We see it as a standalone segment. We do see there is going to be some interaction with other platforms and that’s – that’s the golden thread we see throughout these platforms. But without a question, we view IoT as a standalone segment. We plan on growing it as a standalone segment, obviously, getting into the Smart Cities and Smart Buildings business and we plan on doing more of that. But when you look across our platforms there is – like I said earlier, in our digital platform, one of the reasons that we are enhancing activation is to help IoT. So, we do see DXP playing a role in our IoT business as well and that’s definitely what we’re seeing when we’re sitting down with our customers and talking about how we can help them solve problems.
Alright, that’s helpful. And on the messaging part of the business, so are there any other expansion plans apart from Japan?
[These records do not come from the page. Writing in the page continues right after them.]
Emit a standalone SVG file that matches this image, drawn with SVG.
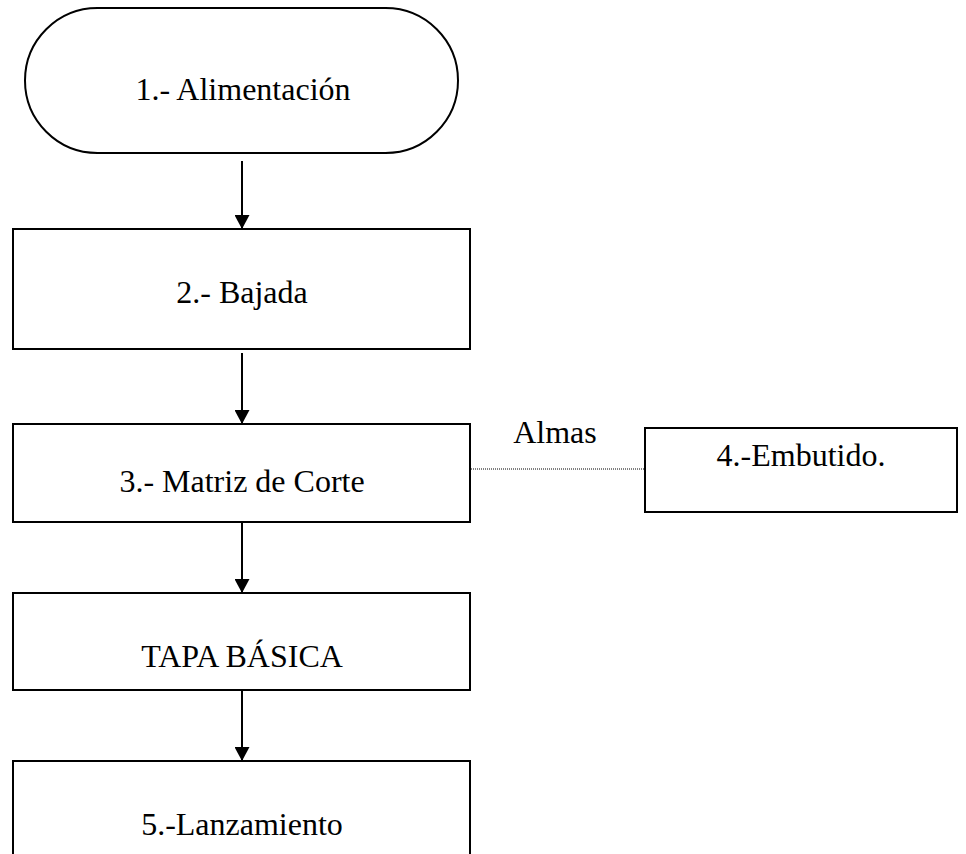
<svg xmlns="http://www.w3.org/2000/svg" width="966" height="854" viewBox="0 0 966 854">
  <style>
    .box { fill: #ffffff; stroke: #000000; stroke-width: 2; }
    .lbl { font-family: "Liberation Serif", "Times New Roman", serif; font-size: 32px; fill: #000000; }
    .flow { stroke: #000000; stroke-width: 2; fill: none; }
    .dot { stroke: #000000; stroke-width: 1; stroke-dasharray: 1 1; fill: none; }
  </style>
  <defs>
    <marker id="arrow" markerWidth="14" markerHeight="15" refX="14" refY="7.5" orient="auto" markerUnits="userSpaceOnUse">
      <path d="M0,0 L14,7.5 L0,15 Z" fill="#000000"/>
    </marker>
  </defs>
  <rect width="966" height="854" fill="#ffffff"/>

  <g id="connectors">
    <line class="flow" x1="242" y1="161" x2="242" y2="229" marker-end="url(#arrow)"/>
    <line class="flow" x1="242" y1="353" x2="242" y2="424" marker-end="url(#arrow)"/>
    <line class="flow" x1="242" y1="522" x2="242" y2="593" marker-end="url(#arrow)"/>
    <line class="flow" x1="242" y1="690" x2="242" y2="761" marker-end="url(#arrow)"/>
    <line class="dot" x1="471" y1="469" x2="645" y2="469"/>
    <text class="lbl" x="555" y="443" text-anchor="middle">Almas</text>
  </g>

  <g id="node1">
    <rect class="box" x="25" y="8" width="433" height="145" rx="72.5" ry="72.5"/>
    <text class="lbl" x="243" y="100" text-anchor="middle">1.- Alimentación</text>
  </g>
  <g id="node2">
    <rect class="box" x="13" y="229" width="457" height="120"/>
    <text class="lbl" x="242" y="303" text-anchor="middle">2.- Bajada</text>
  </g>
  <g id="node3">
    <rect class="box" x="13" y="424" width="457" height="98"/>
    <text class="lbl" x="242" y="492" text-anchor="middle">3.- Matriz de Corte</text>
  </g>
  <g id="node4">
    <rect class="box" x="645" y="428" width="312" height="84"/>
    <text class="lbl" x="801" y="466" text-anchor="middle">4.-Embutido.</text>
  </g>
  <g id="node5">
    <rect class="box" x="13" y="593" width="457" height="97"/>
    <text class="lbl" x="242" y="667" text-anchor="middle">TAPA BÁSICA</text>
  </g>
  <g id="node6">
    <rect class="box" x="13" y="761" width="457" height="110"/>
    <text class="lbl" x="242" y="835" text-anchor="middle">5.-Lanzamiento</text>
  </g>
</svg>
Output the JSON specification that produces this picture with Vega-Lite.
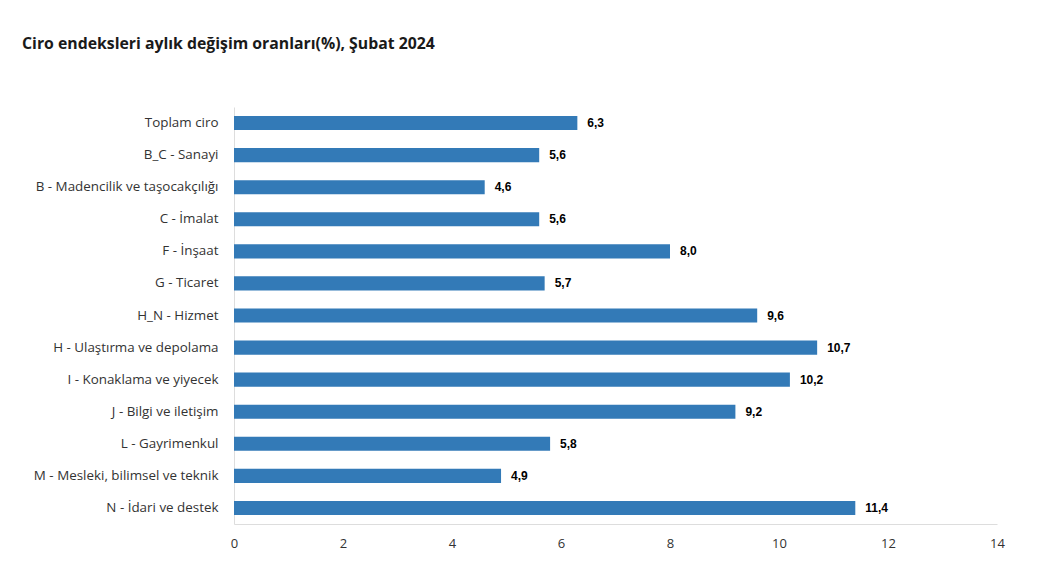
{
  "$schema": "https://vega.github.io/schema/vega-lite/v6.json",
  "autosize": "none",
  "width": 763,
  "height": 417,
  "padding": {"left": 234, "top": 107, "right": 40, "bottom": 46},
  "background": "white",
  "title": {
    "text": "Ciro endeksleri aylık değişim oranları(%), Şubat 2024",
    "anchor": "start",
    "frame": "group",
    "dx": -212,
    "offset": 54,
    "font": "Open Sans",
    "fontSize": 15.8,
    "fontWeight": "bold",
    "color": "#1a1a1a"
  },
  "config": {
    "view": {"stroke": null},
    "locale": {"number": {"decimal": ",", "thousands": ".", "grouping": [3], "currency": ["", " ₺"]}}
  },
  "data": {
    "values": [
      {"sektor": "Toplam ciro", "deger": 6.3},
      {"sektor": "B_C - Sanayi", "deger": 5.6},
      {"sektor": "B - Madencilik ve taşocakçılığı", "deger": 4.6},
      {"sektor": "C - İmalat", "deger": 5.6},
      {"sektor": "F - İnşaat", "deger": 8.0},
      {"sektor": "G - Ticaret", "deger": 5.7},
      {"sektor": "H_N - Hizmet", "deger": 9.6},
      {"sektor": "H - Ulaştırma ve depolama", "deger": 10.7},
      {"sektor": "I - Konaklama ve yiyecek", "deger": 10.2},
      {"sektor": "J - Bilgi ve iletişim", "deger": 9.2},
      {"sektor": "L - Gayrimenkul", "deger": 5.8},
      {"sektor": "M - Mesleki, bilimsel ve teknik", "deger": 4.9},
      {"sektor": "N - İdari ve destek", "deger": 11.4}
    ]
  },
  "encoding": {
    "y": {
      "field": "sektor",
      "type": "nominal",
      "sort": null,
      "scale": {"paddingInner": 0.56, "paddingOuter": 0.28},
      "axis": {
        "title": null,
        "ticks": false,
        "domainColor": "#dddddd",
        "labelFont": "Open Sans",
        "labelFontSize": 13.4,
        "labelColor": "#333333",
        "labelPadding": 16,
        "labelLimit": 300
      }
    },
    "x": {
      "field": "deger",
      "type": "quantitative",
      "scale": {"domain": [0, 14], "nice": false},
      "axis": {
        "title": null,
        "values": [0, 2, 4, 6, 8, 10, 12, 14],
        "format": "d",
        "grid": false,
        "ticks": false,
        "labelFlush": false,
        "domainColor": "#dddddd",
        "labelFont": "Open Sans",
        "labelFontSize": 13,
        "labelColor": "#333333",
        "labelPadding": 13
      }
    }
  },
  "layer": [
    {"mark": {"type": "bar", "color": "#337ab7"}},
    {
      "mark": {"type": "text", "align": "left", "dx": 10, "font": "Liberation Sans", "fontSize": 12, "fontWeight": "bold", "color": "#000000"},
      "encoding": {"text": {"field": "deger", "type": "quantitative", "format": ".1f"}}
    }
  ]
}
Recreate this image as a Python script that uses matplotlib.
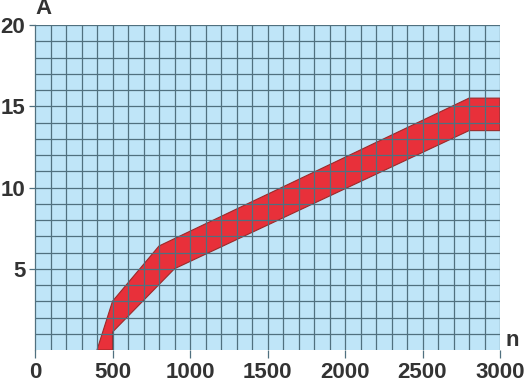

There is none to announce today. As I stated in my comments, we are very, very pleased with our partnership in Japan. The platform is operating at scale and doing well and we are definitely having conversations with other countries and carriers about this and hopefully, we will have more to discuss here in the next coming quarters.
Alright, that’s a great color. Thanks a lot.
Thank you. We have reached the end of our question-and-answer session. I would like to turn the call back over to Mr. Lurie for any closing remarks.
Thank you very much. And again, I want to thank everybody for joining us on the call today. I would tell you we are very proud of where we are as a company at this point. And as David said, executing at a very high level and look forward to talking to you all at the end of the fourth quarter and talking more about fourth quarter and about 2019. I hope you all have a good night.
Thank you. This concludes today’s teleconference. You may disconnect your lines at this time. Thank you for your participation, and have a wonderful day.